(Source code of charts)
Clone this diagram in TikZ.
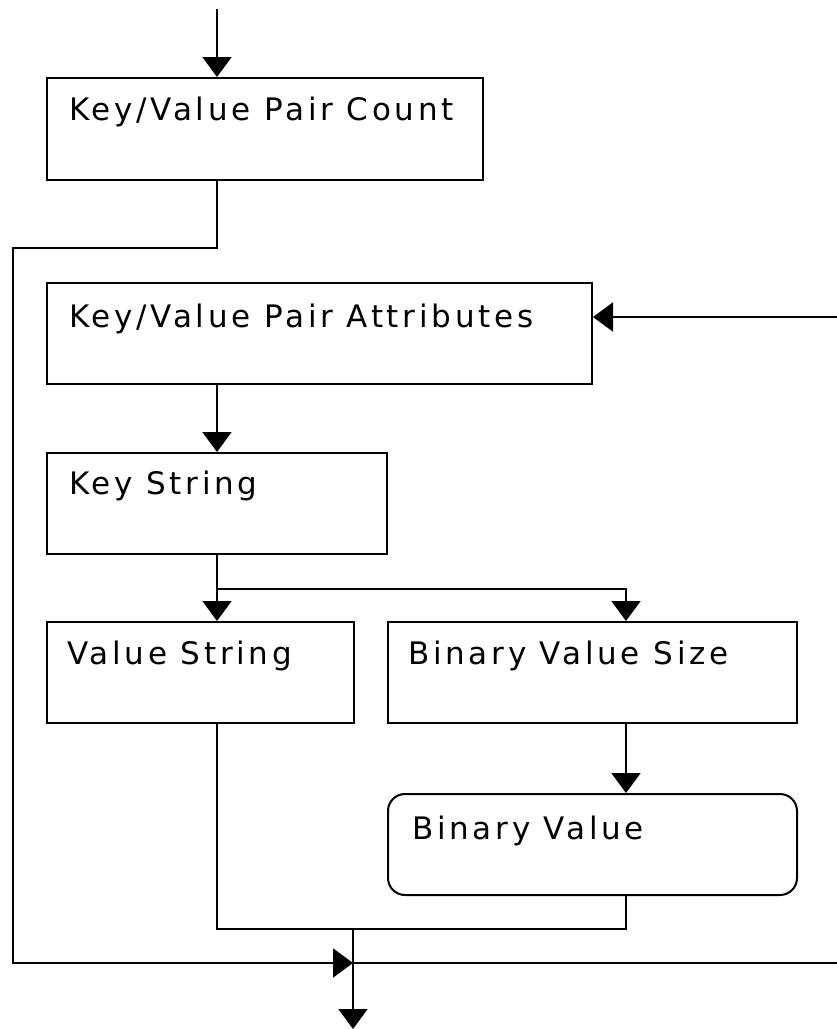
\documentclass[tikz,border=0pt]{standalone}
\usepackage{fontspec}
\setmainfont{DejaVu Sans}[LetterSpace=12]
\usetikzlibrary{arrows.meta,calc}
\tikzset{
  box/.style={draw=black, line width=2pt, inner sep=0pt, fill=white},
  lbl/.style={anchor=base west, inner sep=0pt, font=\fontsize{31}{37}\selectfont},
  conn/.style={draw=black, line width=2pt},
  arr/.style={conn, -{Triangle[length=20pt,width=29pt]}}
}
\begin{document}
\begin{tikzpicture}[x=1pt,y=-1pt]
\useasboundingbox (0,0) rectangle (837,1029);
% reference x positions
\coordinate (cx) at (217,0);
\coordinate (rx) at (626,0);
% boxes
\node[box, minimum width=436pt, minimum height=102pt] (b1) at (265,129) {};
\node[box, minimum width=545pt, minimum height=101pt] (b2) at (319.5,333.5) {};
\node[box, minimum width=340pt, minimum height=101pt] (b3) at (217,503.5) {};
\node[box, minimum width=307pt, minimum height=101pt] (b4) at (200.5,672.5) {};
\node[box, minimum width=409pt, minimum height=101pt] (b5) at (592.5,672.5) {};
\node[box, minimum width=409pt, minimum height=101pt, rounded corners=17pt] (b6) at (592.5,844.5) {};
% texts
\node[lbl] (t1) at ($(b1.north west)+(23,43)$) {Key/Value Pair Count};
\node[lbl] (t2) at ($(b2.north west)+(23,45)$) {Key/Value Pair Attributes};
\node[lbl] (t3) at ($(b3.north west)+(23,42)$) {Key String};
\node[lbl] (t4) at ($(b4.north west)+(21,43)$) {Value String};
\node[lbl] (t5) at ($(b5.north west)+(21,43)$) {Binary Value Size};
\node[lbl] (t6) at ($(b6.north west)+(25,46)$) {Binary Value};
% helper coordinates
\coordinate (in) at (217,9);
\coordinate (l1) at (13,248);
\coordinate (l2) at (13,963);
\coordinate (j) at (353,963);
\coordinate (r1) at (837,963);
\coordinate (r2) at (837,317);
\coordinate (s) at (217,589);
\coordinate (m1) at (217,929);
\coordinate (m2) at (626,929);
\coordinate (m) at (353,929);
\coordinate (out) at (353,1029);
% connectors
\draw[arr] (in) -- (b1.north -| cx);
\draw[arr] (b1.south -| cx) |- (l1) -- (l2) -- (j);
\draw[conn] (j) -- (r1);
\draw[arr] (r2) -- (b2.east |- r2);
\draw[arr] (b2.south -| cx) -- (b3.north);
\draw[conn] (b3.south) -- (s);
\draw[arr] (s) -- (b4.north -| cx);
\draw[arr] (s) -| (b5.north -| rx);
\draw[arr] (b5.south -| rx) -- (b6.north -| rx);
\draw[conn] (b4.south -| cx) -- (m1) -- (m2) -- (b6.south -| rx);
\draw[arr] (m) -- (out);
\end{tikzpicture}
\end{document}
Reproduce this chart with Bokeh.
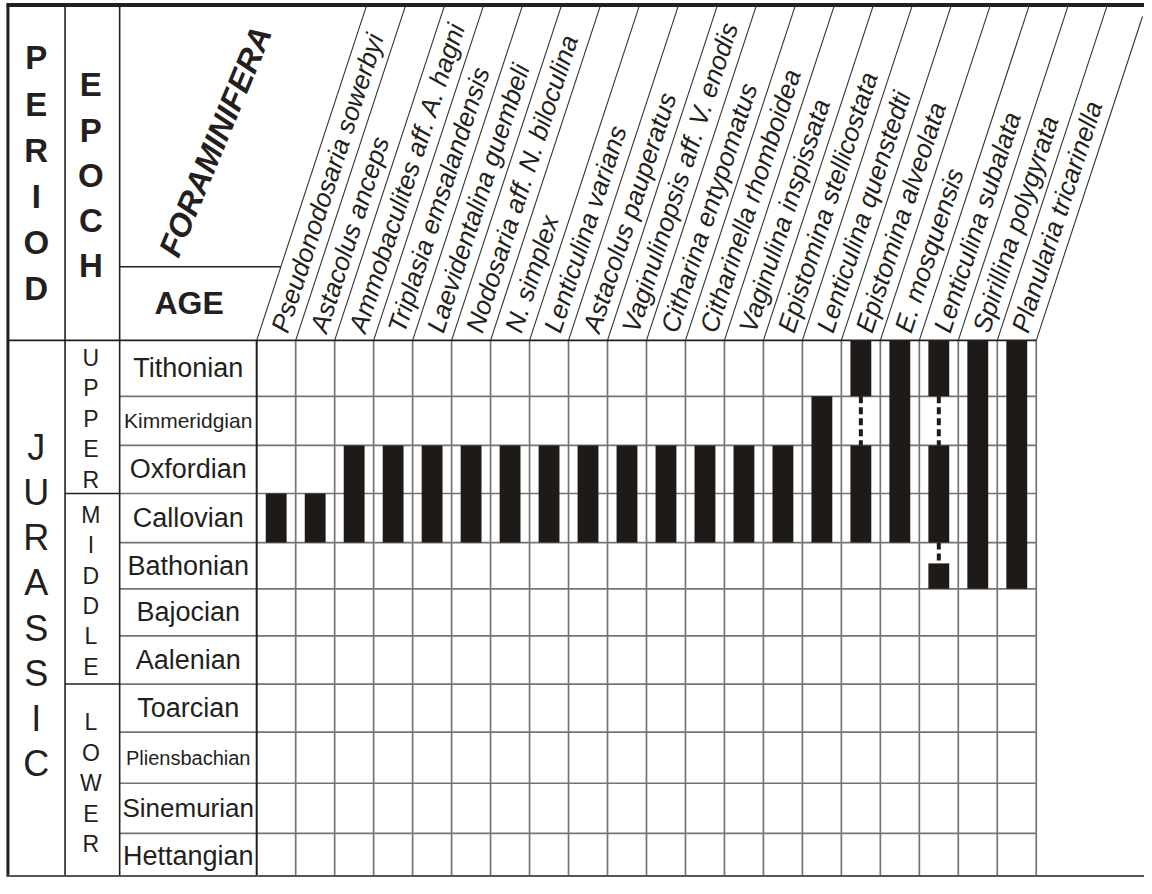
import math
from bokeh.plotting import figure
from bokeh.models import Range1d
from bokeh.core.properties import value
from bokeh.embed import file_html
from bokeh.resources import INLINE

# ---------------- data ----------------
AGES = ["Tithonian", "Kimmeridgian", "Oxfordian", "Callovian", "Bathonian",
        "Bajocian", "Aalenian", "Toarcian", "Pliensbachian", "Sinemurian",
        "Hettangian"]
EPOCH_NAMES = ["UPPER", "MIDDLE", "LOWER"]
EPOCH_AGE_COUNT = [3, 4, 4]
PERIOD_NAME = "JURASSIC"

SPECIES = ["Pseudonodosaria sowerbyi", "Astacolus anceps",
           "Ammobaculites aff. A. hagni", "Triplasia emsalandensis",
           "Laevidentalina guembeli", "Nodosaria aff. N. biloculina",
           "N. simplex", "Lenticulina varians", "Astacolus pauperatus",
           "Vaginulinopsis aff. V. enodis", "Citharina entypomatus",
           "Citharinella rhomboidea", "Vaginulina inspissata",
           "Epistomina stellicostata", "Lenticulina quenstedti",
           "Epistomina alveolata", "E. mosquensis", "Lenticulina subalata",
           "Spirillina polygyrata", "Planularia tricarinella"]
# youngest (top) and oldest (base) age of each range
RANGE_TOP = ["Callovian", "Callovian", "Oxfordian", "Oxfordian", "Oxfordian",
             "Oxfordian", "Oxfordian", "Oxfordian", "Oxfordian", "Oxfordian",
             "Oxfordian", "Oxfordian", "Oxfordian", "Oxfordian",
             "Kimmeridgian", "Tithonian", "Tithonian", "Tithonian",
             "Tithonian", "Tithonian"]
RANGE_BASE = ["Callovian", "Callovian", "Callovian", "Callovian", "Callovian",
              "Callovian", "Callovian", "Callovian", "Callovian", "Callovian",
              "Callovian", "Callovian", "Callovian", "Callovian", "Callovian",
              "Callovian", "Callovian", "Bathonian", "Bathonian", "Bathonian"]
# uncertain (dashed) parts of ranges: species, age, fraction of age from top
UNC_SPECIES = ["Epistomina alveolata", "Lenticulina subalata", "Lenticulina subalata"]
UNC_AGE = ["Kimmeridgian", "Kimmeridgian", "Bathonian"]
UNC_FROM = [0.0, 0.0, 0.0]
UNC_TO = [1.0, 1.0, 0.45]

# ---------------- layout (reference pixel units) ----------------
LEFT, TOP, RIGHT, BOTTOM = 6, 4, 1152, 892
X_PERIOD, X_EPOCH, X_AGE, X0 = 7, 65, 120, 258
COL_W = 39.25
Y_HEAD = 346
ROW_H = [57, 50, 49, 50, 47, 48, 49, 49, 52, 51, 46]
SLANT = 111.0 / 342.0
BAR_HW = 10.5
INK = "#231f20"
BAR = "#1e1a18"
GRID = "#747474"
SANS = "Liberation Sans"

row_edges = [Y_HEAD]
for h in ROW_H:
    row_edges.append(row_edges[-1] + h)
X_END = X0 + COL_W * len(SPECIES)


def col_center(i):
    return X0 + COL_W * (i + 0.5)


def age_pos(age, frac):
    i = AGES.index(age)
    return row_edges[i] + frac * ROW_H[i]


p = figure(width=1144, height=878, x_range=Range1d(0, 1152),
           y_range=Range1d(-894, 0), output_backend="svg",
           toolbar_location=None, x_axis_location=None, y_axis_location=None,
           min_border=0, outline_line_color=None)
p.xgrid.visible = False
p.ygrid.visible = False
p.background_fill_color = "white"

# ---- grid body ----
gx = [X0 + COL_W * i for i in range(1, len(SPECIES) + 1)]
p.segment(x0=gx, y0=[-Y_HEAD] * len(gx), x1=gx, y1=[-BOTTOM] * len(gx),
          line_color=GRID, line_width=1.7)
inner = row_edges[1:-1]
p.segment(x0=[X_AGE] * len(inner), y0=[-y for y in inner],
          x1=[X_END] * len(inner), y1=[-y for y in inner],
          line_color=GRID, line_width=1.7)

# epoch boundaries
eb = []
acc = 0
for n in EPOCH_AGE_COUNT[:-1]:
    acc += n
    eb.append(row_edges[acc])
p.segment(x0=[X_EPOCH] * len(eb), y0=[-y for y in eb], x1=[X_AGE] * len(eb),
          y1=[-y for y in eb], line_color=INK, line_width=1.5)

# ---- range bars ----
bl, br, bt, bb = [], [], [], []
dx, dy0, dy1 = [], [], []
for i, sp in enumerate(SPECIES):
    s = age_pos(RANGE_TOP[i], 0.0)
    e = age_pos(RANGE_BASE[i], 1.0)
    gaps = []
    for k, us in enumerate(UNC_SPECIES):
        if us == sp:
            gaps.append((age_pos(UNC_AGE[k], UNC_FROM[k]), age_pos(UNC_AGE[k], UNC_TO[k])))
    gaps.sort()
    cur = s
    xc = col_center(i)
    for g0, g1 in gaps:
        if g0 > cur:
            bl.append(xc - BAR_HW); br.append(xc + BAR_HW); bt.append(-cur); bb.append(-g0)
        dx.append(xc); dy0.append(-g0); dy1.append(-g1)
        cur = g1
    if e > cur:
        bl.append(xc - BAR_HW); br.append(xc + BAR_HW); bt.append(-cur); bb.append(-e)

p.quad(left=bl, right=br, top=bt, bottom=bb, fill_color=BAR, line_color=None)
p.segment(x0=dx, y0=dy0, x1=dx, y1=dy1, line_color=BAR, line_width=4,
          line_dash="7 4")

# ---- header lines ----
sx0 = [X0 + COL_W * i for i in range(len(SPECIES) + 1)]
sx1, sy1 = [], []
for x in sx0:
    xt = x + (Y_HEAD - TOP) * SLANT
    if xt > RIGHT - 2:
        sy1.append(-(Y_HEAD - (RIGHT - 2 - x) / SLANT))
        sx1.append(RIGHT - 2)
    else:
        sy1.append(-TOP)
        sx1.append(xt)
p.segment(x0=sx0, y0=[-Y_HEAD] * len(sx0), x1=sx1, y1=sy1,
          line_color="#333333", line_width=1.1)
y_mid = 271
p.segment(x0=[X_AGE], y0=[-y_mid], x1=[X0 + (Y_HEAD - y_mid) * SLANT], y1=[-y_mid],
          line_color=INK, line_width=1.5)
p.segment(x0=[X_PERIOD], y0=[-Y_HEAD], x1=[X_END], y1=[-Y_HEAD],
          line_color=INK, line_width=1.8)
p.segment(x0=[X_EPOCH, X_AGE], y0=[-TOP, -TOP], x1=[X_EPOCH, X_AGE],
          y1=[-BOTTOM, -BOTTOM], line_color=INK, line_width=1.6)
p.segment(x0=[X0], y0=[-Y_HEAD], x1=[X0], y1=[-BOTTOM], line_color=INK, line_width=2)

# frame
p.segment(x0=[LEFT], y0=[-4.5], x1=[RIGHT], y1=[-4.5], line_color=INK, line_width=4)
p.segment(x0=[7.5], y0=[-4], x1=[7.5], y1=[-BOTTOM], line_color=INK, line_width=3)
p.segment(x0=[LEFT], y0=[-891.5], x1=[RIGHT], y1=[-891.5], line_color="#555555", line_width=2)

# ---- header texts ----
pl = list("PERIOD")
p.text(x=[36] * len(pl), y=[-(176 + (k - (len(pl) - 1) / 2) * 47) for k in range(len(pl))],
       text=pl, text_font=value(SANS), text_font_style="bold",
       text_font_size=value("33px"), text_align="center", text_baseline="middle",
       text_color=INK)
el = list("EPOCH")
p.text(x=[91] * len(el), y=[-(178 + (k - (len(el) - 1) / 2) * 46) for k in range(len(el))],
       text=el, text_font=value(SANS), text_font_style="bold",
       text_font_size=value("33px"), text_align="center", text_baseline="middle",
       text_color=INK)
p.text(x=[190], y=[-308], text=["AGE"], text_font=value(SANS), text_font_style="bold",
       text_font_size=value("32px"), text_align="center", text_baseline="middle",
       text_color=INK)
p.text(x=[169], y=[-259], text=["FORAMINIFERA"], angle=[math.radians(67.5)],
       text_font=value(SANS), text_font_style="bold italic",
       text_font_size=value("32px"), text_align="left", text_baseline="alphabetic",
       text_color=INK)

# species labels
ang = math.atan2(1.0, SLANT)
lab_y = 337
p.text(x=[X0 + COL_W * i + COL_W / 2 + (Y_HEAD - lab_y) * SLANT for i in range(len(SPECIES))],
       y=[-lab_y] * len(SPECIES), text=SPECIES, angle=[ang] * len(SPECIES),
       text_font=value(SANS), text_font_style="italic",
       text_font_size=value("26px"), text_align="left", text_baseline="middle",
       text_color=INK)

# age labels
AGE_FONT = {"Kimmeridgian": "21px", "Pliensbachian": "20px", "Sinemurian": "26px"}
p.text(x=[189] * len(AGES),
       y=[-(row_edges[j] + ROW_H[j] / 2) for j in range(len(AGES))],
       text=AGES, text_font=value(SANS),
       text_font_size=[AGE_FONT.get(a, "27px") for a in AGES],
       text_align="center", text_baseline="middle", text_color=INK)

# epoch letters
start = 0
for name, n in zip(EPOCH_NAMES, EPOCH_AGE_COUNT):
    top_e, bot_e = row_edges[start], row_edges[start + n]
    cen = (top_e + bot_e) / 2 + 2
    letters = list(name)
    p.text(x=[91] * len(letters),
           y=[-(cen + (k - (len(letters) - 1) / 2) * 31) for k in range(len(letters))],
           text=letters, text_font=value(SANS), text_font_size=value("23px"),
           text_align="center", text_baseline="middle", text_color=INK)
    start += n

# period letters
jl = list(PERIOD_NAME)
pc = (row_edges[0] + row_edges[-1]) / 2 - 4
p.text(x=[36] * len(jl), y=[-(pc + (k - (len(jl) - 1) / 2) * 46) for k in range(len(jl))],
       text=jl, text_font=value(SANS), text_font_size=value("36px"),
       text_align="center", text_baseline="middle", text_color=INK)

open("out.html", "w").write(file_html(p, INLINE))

Set exercise:
The first line to copy holds "Reproduce this chart with Bokeh.", and the last holds "from bokeh.resources import INLINE". Copy them and the lines between exactly, leaving out pictures.

Correct answer:
Reproduce this chart with Bokeh.
import math
from bokeh.plotting import figure
from bokeh.models import Range1d
from bokeh.core.properties import value
from bokeh.embed import file_html
from bokeh.resources import INLINE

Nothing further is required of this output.